→ **AIM**
Exactly the lines from the first line of the records to the line holding "from matplotlib.ticker import FuncFormatter" should be duplicated, and nothing more; pictures stay out.

(Dataset excerpt)
[Start]

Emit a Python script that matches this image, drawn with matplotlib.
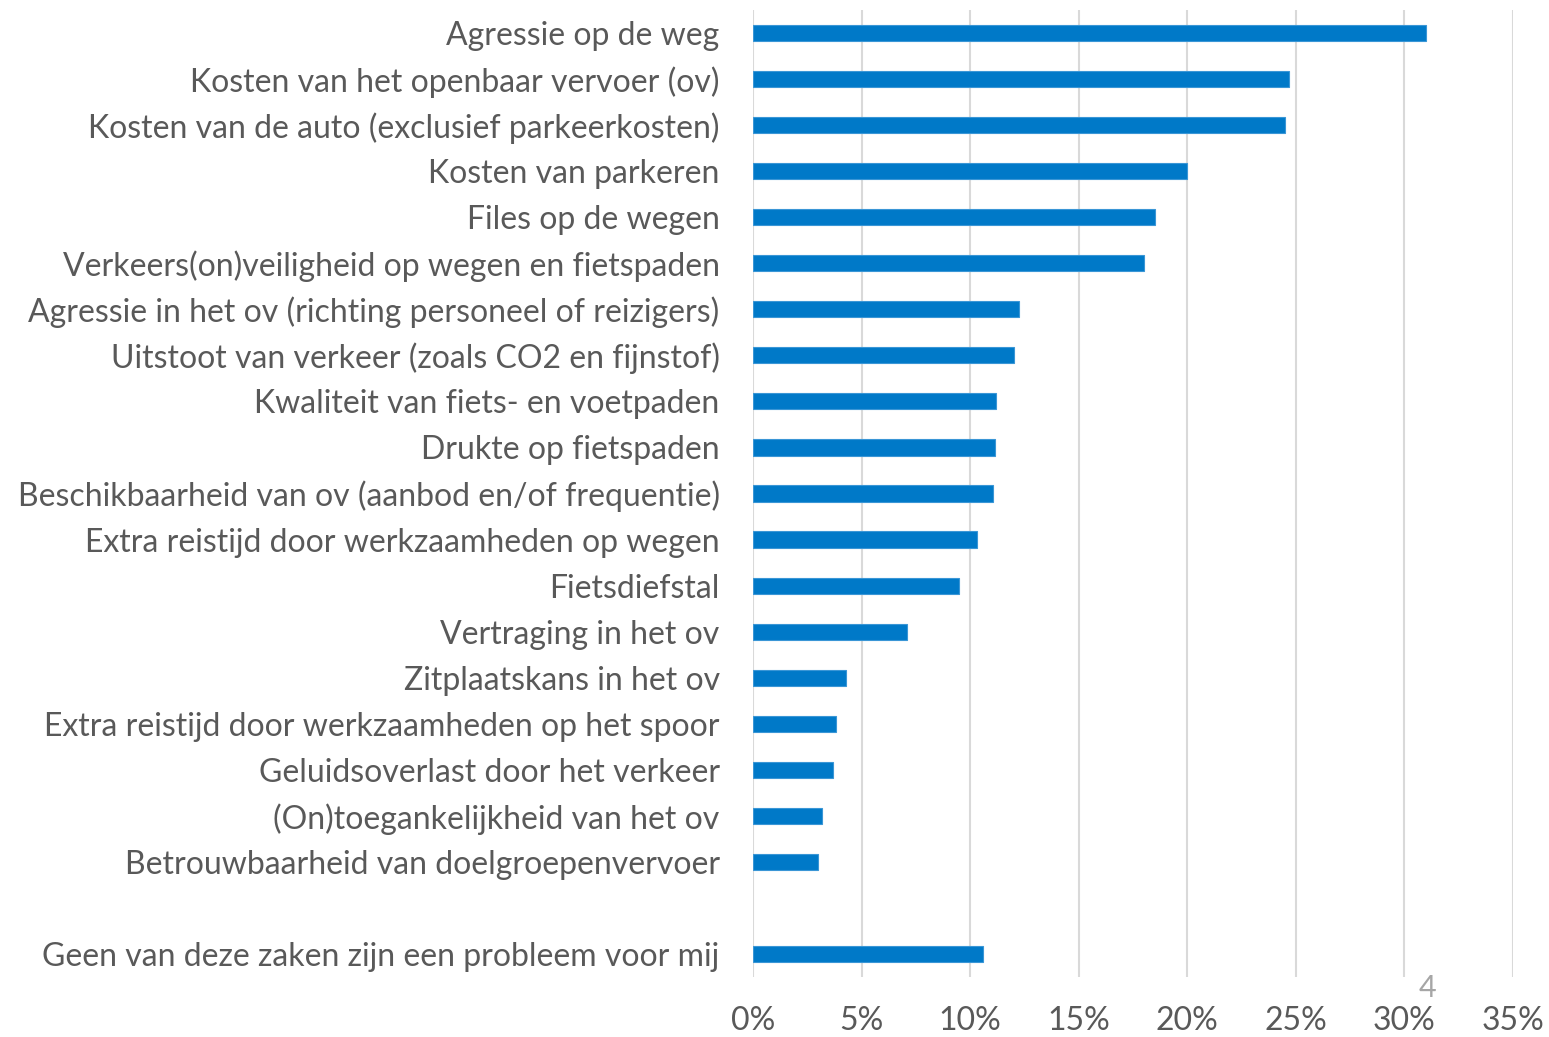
import matplotlib
matplotlib.use("Agg")
import matplotlib.pyplot as plt
from matplotlib.ticker import FuncFormatter

categories = [
    "Agressie op de weg",
    "Kosten van het openbaar vervoer (ov)",
    "Kosten van de auto (exclusief parkeerkosten)",
    "Kosten van parkeren",
    "Files op de wegen",
    "Verkeers(on)veiligheid op wegen en fietspaden",
    "Agressie in het ov (richting personeel of reizigers)",
    "Uitstoot van verkeer (zoals CO2 en fijnstof)",
    "Kwaliteit van fiets- en voetpaden",
    "Drukte op fietspaden",
    "Beschikbaarheid van ov (aanbod en/of frequentie)",
    "Extra reistijd door werkzaamheden op wegen",
    "Fietsdiefstal",
    "Vertraging in het ov",
    "Zitplaatskans in het ov",
    "Extra reistijd door werkzaamheden op het spoor",
    "Geluidsoverlast door het verkeer",
    "(On)toegankelijkheid van het ov",
    "Betrouwbaarheid van doelgroepenvervoer",
    "",
    "Geen van deze zaken zijn een probleem voor mij",
]
values = [31.0, 24.7, 24.5, 20.0, 18.5, 18.0, 12.25, 12.0, 11.2, 11.15,
          11.05, 10.3, 9.5, 7.1, 4.3, 3.8, 3.7, 3.2, 3.0, None, 10.6]
xticks = [0, 5, 10, 15, 20, 25, 30, 35]

plt.rcParams['font.family'] = ['Lato', 'DejaVu Sans']
fig = plt.figure(figsize=(15.49, 10.37), dpi=100)
ax = fig.add_axes([753/1549, 1-977/1037, (1513-753)/1549, (977-10)/1037])

ypos = list(range(len(categories)))
for y, v in zip(ypos, values):
    if v is not None:
        ax.barh(y, v, height=0.35, color="#0079C8", edgecolor="#3A96D6", linewidth=0.8, zorder=3)

ax.set_yticks(ypos)
ax.set_yticklabels(categories, fontsize=23, color="#595959")
ax.set_ylim(len(categories)-0.5, -0.5)
ax.set_xlim(0, 35)
ax.set_xticks(xticks)
ax.xaxis.set_major_formatter(FuncFormatter(lambda v, p: f"{int(v)}%"))
ax.tick_params(axis='x', labelsize=23, colors="#595959", length=0, pad=21)
ax.tick_params(axis='y', length=0, pad=24)
ax.grid(axis='x', color="#D9D9D9", linewidth=1.5, zorder=0)
for s in ax.spines.values():
    s.set_visible(False)

fig.text(1427/1549, 1-988/1037, "4", fontsize=22, color="#A6A6A6", ha="center", va="center")

fig.savefig("out.png", dpi=100)
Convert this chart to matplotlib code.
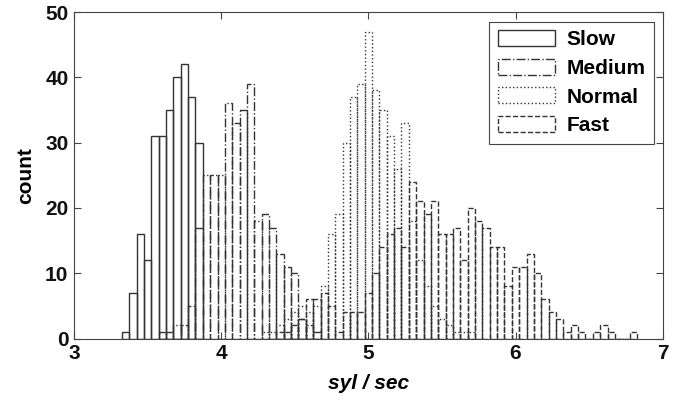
import numpy as np
import matplotlib
matplotlib.use("Agg")
import matplotlib.pyplot as plt

plt.rcParams['font.family'] = ['Liberation Sans', 'DejaVu Sans']

bin_width = 0.05

slow_start = 3.35
slow = [1, 7, 16, 12, 31, 31, 35, 40, 42, 37, 30]

medium_start = 3.60
medium = [1, 1, 2, 2, 5, 17, 25, 25, 25, 36, 33, 35, 39, 18, 19, 17, 13, 11,
          10, 3, 2, 1]

normal_start = 4.30
normal = [1, 1, 2, 3, 4, 5, 4, 5, 8, 16, 19, 30, 37, 39, 47, 38, 35, 31, 26,
          33, 18, 12, 8, 5, 3, 2, 1, 1, 1]

fast_start = 4.40
fast = [1, 1, 2, 3, 6, 6, 7, 5, 1, 4, 4, 4, 7, 10, 14, 16, 17, 14, 24, 21,
        19, 21, 16, 16, 17, 12, 20, 18, 17, 14, 14, 8, 11, 11, 13, 10, 6, 4,
        3, 1, 2, 1, 0, 1, 2, 1, 0, 0, 1]

series = [("Slow", slow_start, slow, "-"),
          ("Medium", medium_start, medium, "-."),
          ("Normal", normal_start, normal, ":"),
          ("Fast", fast_start, fast, "--")]

fig = plt.figure(figsize=(6.79, 4.03), dpi=100)
ax = fig.add_axes([0.109, 0.160, 0.867, 0.810])

edge = "#333333"
for name, start, counts, ls in series:
    centers = start + bin_width * np.arange(len(counts))
    ax.bar(centers, counts, width=bin_width, fill=False, edgecolor=edge,
           linewidth=1.0, linestyle=ls, label=name)

ax.set_xlim(3, 7)
ax.set_ylim(0, 50)
ax.set_xticks([3, 4, 5, 6, 7])
ax.set_yticks([0, 10, 20, 30, 40, 50])
ax.tick_params(direction="in", length=5, width=0.8, top=True, right=True,
               labelsize=15, pad=4, colors="#444444", labelcolor="#111111")
for lab in ax.get_xticklabels() + ax.get_yticklabels():
    lab.set_fontweight("bold")
for s in ax.spines.values():
    s.set_color("#444444")
    s.set_linewidth(0.8)

ax.set_xlabel("syl / sec", fontsize=15, fontweight="bold", style="italic",
              labelpad=8)
ax.set_ylabel("count", fontsize=15, fontweight="bold", labelpad=7)

leg = ax.legend(loc="upper right", bbox_to_anchor=(0.985, 0.97),
                fancybox=False, edgecolor="#444444", framealpha=1,
                handlelength=2.75, handleheight=0.8, handletextpad=0.55,
                labelspacing=0.45, borderpad=0.4, borderaxespad=0,
                prop={"size": 15, "weight": "bold"})
leg.get_frame().set_linewidth(0.8)

fig.savefig("out.png", dpi=100)
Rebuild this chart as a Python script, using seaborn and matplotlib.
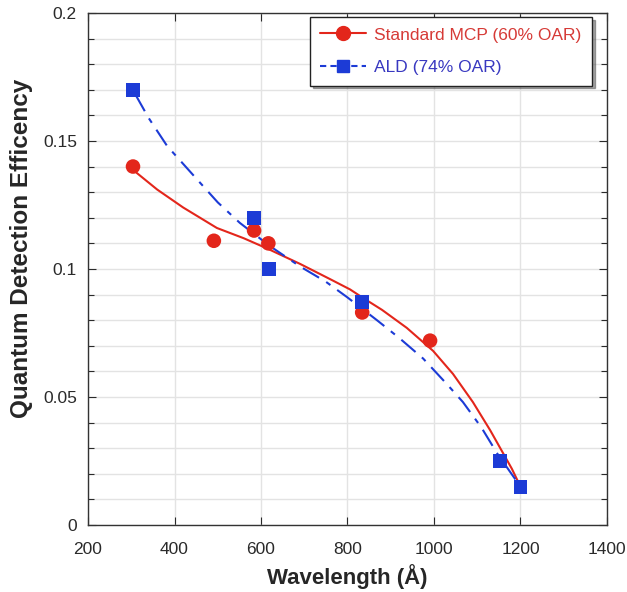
import matplotlib
matplotlib.use("Agg")
import matplotlib.pyplot as plt
from matplotlib.lines import Line2D
from matplotlib.ticker import MultipleLocator, FuncFormatter
import seaborn as sns
import pandas as pd

# Measured points
mcp_wl = [304, 491, 584, 617, 834, 991]
mcp_qde = [0.140, 0.111, 0.115, 0.110, 0.083, 0.072]
ald_wl = [304, 584, 618, 834, 1152, 1200]
ald_qde = [0.170, 0.120, 0.100, 0.087, 0.025, 0.015]

# Fit curves
mcp_fit_wl = [309, 360, 420, 498, 560, 614, 690, 760, 806, 833, 880, 937, 998, 1044, 1090, 1130, 1160, 1180, 1200]
mcp_fit_qde = [0.138, 0.131, 0.124, 0.116, 0.112, 0.108, 0.102, 0.096, 0.092, 0.089, 0.084, 0.077, 0.068, 0.059, 0.048, 0.037, 0.028, 0.022, 0.015]
ald_fit_wl = [310, 340, 383, 452, 500, 551, 620, 690, 750, 799, 868, 920, 975, 1030, 1067, 1110, 1146, 1175, 1200]
ald_fit_qde = [0.168, 0.159, 0.148, 0.135, 0.126, 0.118, 0.109, 0.101, 0.095, 0.089, 0.080, 0.073, 0.065, 0.055, 0.048, 0.038, 0.028, 0.021, 0.015]

red = "#e3261b"
blue = "#1c3bd6"

sns.set_style("white")
plt.rcParams["font.family"] = ["Liberation Sans", "DejaVu Sans"]

fig = plt.figure(figsize=(6.27, 5.92), dpi=100)
ax = fig.add_axes([0.1404, 0.1132, 0.8276, 0.865])

sns.lineplot(x=mcp_fit_wl, y=mcp_fit_qde, ax=ax, color=red, linewidth=1.5, sort=False)
sns.lineplot(x=ald_fit_wl, y=ald_fit_qde, ax=ax, color=blue, linewidth=1.5, sort=False,
             dashes=False)
ax.lines[-1].set_dashes([9, 4, 2.5, 4])
sns.scatterplot(x=mcp_wl, y=mcp_qde, ax=ax, color=red, marker="o", s=110, edgecolor="none", zorder=5)
sns.scatterplot(x=ald_wl, y=ald_qde, ax=ax, color=blue, marker="s", s=100, edgecolor="none", zorder=5)

ax.set_xlim(200, 1400)
ax.set_ylim(0, 0.2)
ax.xaxis.set_major_locator(MultipleLocator(200))
ax.yaxis.set_major_locator(MultipleLocator(0.05))
ax.yaxis.set_minor_locator(MultipleLocator(0.01))
ax.yaxis.set_major_formatter(FuncFormatter(lambda v, p: "%g" % round(v, 3)))
ax.grid(True, axis="x", which="major", color="#e3e3e3", linewidth=1)
ax.grid(True, axis="y", which="both", color="#e3e3e3", linewidth=1)
ax.set_axisbelow(True)
ax.tick_params(which="both", direction="in", top=True, right=True, left=True, bottom=True,
               labelsize=12.5, colors="#2a2a2a", width=0.8)
ax.tick_params(which="major", length=6)
ax.tick_params(which="minor", length=4)
ax.tick_params(axis="x", pad=12)
ax.tick_params(axis="y", pad=8)
for s in ax.spines.values():
    s.set_color("#333333")
    s.set_linewidth(1)

ax.set_xlabel("Wavelength (Å)", fontsize=16, fontweight="bold", labelpad=5)
ax.set_ylabel("Quantum Detection Efficency", fontsize=17.5, fontweight="bold")
ax.yaxis.set_label_coords(-0.106, 0.54)

handles = [
    Line2D([], [], color=red, marker="o", markersize=10, linewidth=1.5),
    Line2D([], [], color=blue, marker="s", markersize=9, linewidth=1.5, dashes=[3, 2]),
]
leg = ax.legend(handles, ["Standard MCP (60% OAR)", "ALD (74% OAR)"], loc="upper right",
                bbox_to_anchor=(0.971, 0.992), borderaxespad=0, fontsize=12.5, frameon=True,
                fancybox=False, shadow=True, edgecolor="#222222", borderpad=0.6,
                handlelength=2.6, handletextpad=0.5, labelspacing=1.0)
leg.get_frame().set_linewidth(1)
for t, c in zip(leg.get_texts(), ["#d63a36", "#3838c0"]):
    t.set_color(c)

fig.savefig("out.png", dpi=100)
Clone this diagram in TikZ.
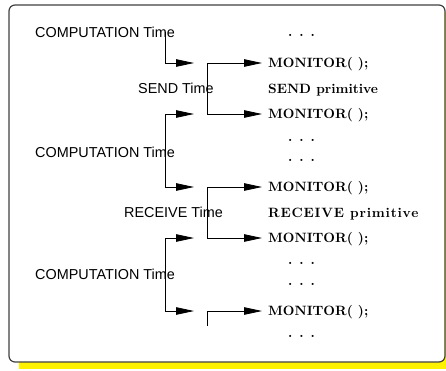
\documentclass[tikz,border=0pt]{standalone}
\usepackage{fontspec}
\newfontfamily\labelfont{Liberation Sans}
\newfontfamily\codefont{lmroman10-bold.otf}
\usetikzlibrary{arrows.meta}

\begin{document}
\begin{tikzpicture}[x=1pt,y=-1pt,
  timelabel/.style={anchor=base west, inner sep=0pt, font=\labelfont\fontsize{14.4}{16}\selectfont},
  codeline/.style={anchor=base west, inner sep=0pt, font=\codefont\fontsize{13.5}{16}\selectfont},
  flow/.style={line width=0.8pt, -{Triangle[length=18pt,width=7.5pt]}},
  flowboth/.style={line width=0.8pt, {Triangle[length=18pt,width=7.5pt]}-{Triangle[length=18pt,width=7.5pt]}}]
\useasboundingbox (0,0) rectangle (446,370);

% panel with its yellow drop shadow
\fill[yellow] (19,12) rectangle (460,369);
\draw[black!75, line width=1.2pt, fill=white, rounded corners=6pt] (9,5) rectangle (445,362);

% phase labels on the left
\node[timelabel] (comp1) at (35,37)    {COMPUTATION Time};
\node[timelabel] (send)  at (138,93.5) {SEND Time};
\node[timelabel] (comp2) at (35,157)   {COMPUTATION Time};
\node[timelabel] (recv)  at (124,217.5){RECEIVE Time};
\node[timelabel] (comp3) at (35,279)   {COMPUTATION Time};

% program text on the right
\node[codeline] (dots1) at (288,36.5)  {. . .};
\node[codeline] (mon1)  at (268,67.7)  {MONITOR( );};
\node[codeline] (sendp) at (268,93.2)  {SEND primitive};
\node[codeline] (mon2)  at (268,118.7) {MONITOR( );};
\node[codeline] (dots2) at (288,141)   {. . .};
\node[codeline] (dots3) at (288,161)   {. . .};
\node[codeline] (mon3)  at (268,191.4) {MONITOR( );};
\node[codeline] (recvp) at (268,217.3) {\addfontfeature{LetterSpace=6}RECEIVE primitive};
\node[codeline] (mon4)  at (268,242.7) {MONITOR( );};
\node[codeline] (dots4) at (288,264.5) {. . .};
\node[codeline] (dots5) at (288,285.5) {. . .};
\node[codeline] (mon5)  at (268,315.7) {MONITOR( );};
\node[codeline] (dots6) at (288,337.5) {. . .};

% bracket corner points
\coordinate (c1top) at (165.7,32);
\coordinate (c1tip) at (194,63);
\coordinate (s1a)   at (262,63);
\coordinate (s1mid) at (207.3,88);
\coordinate (s1b)   at (262,114);
\coordinate (c2a)   at (194,114);
\coordinate (c2mid) at (165.7,150);
\coordinate (c2b)   at (194,187);
\coordinate (r1a)   at (262,187);
\coordinate (r1mid) at (207.3,212);
\coordinate (r1b)   at (262,238);
\coordinate (c3a)   at (194,238);
\coordinate (c3mid) at (165.7,275);
\coordinate (c3b)   at (194,311);
\coordinate (lastbot) at (207.3,326);
\coordinate (lasttip) at (262,311);

% brackets marking each phase
\draw[flow] (c1top) |- (c1tip);
\draw[flowboth] (s1a) -| (s1mid) |- (s1b);
\draw[flowboth] (c2a) -| (c2mid) |- (c2b);
\draw[flowboth] (r1a) -| (r1mid) |- (r1b);
\draw[flowboth] (c3a) -| (c3mid) |- (c3b);
\draw[flow] (lastbot) |- (lasttip);
\end{tikzpicture}
\end{document}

[End]

→ **ANSWER TO THIS TASK**
Emit a Python script that matches this image, drawn with matplotlib.
import matplotlib
matplotlib.use("Agg")
import matplotlib.pyplot as plt
from matplotlib.ticker import FuncFormatter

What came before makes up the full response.